Luke Mathews at Commonwealth Bank of Australia said: "Rainfall across the east coast grain belt yesterday was light, typically less than 4mm, and will do little to lift soil moisture levels.
"And grain producers will be closely monitoring forecasts for significant frost risk across much of the New South Wales grain belt later this week.
"Temperatures in central west New South Wales are currently forecast to fall below zero on both Friday and Saturday night, which if realised will likely result in yield damage."
'Domestic wheat pipeline is thin'
And this when frost, and a dearth of rainfall, has already hurt the crop in Argentina, the southern hemisphere's second-ranked exporter, leaving buyers relying on extra tricks to try to prise supplies from farmers viewing crops as a hedge against inflation.
"Intelligence out of Argentina is that the domestic wheat pipeline is thin, that trade is concerned about new-crop wheat yield prospects, and that Argentine mills are offering co-operatives a share of their profits if they can access co-op wheat stock," Richard Feltes at broker RJ O'Brien said.
This is especially significant for US hard red winter wheat values – note the needs of Brazil, which typically looks to Argentina for supplies, but is now buying from North America, and with talk of interest in European Union grain too.
"Look for further gains" in spreads in hard red winter wheat futures, as traded in Kansas City, Mr Feltes said, adding that the variety looked set to gain versus Chicago-traded soft red winter wheat and Minneapolis hard red spring wheat too (an outcome Agrimoney.com flagged on Monday).
Lights go out
And there are the growing concerns over winter wheat sowings in Russia and Ukraine to factor in, threatening to leave the world's bargain basement wheat store with limited volumes to offer next year.
However, wheat bears had a couple of decent points to rely upon, the first being the shutdown of the USDA, with the rest of the US government, thanks to what the department termed the "lapse" in funding following political deadlock.
"The US government shutdown had little discernible impact on the agricultural complex for the session, however, only time will tell if this changes," Mr Mathews said.
Sure, some statistic releases will be delayed, including potentially the key Wasde crop report scheduled for next Friday.
Sampling of fields for this report was due to have started on Tuesday.
'Exports could be affected'
But is the Wasde, while delayed, looks unlikely to be scrapped, there are some losses which could prove irreversible.
"Exports inspections may be unable to take place, meaning that the pace of exports for US grains could be affected," Joyce Liu at Phillip Futures said.
"This could adversely affect overseas demand of grains," a factor which has been a big prop for wheat prices, with US shipments beginning 2013-14 record fast, according to Macquarie.
And then there is the continuing decline in corn and soybean prices, under pressure too from strong harvest results.

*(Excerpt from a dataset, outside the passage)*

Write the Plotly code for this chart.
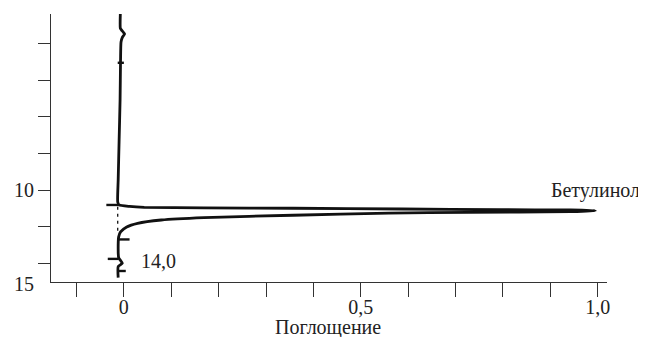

"Early yield reports have been better than expected in a majority of the Corn Belt, and this includes areas that experienced a challenging end to the growing season," one broker said.
"There is a strong possibility that prices continue to grind lower in both complexes as a result of dismal demand and increasing production.
"The job of the market is to find the price level where we will pick up the demand that is necessary to reach the numbers that the USDA has written down.
"We believe that we can hit the demand figures but the price of corn and soybeans will be below these levels."
'May see some support later'
There were some straws for bulls to clutch.
Ms Liu said that "we may see some support later this week" to prices "because of forecasted rainfall extending into this weekend" which would hamper harvesting.
South Korea's Nonghyup Feed group tendered for 140,000 tonnes of corn, with the country also buying 99,000 tonnes of soymeal, albeit only a minority from the US.
However, with planting conditions improving in South America as an extra negative to prices, corn for December stood 0.8% lower at $4.35 ½ a bushel as of 09:55 UK time (03:55 Chicago time).
Soybeans for November stood down 0.2% at $12.65 ¼ a bushel, despite a relatively low estimate from FCStone overnight for the US yield, of 41.4 bushels per acre.
While above the 41.2 bushels per acre the USDA is factoring in, the number was below the 42 bushels per acre investors are believed to be factoring in.
(FCStone pegged the corn yield at 158.7 bushels per acre, above the USDA estimate of 155.3 bushels per acre.)
"I don't get the impression that the wheat markets are going to be able to sustain a rally, if the row crop markets remain weak," Brian Henry at Benson Quinn Commodities said.
And, indeed, wheat for December fell 0.4% to $6.78 ½ a bushel in Chicago, and 0.1% to $7.44 a bushel in Kansas.
Soft commodities had a brighter start, including raw sugar, which added to its gains of the last session, taking on 0.1% to 18.34 cents a pound in New York for March delivery, as investors continued to digest a huge delivery against the expiring October lot, and a Unica downgrade to Brazil Centre South production.
And cotton for December added 0.5% to 86.99 cents a pound, amid concerns of fresh rain damage to the US crop.
Cocoa for December eased by 0.4% to $2,623 a tonne in New York, and by 0.1% to £1,689 a tonne in London.
However, will the losses stick?
Recent weakness "could just be a short-term correction as the significant global deficit of cocoa in 2013-14 would support the cocoa market", Ms Liu said.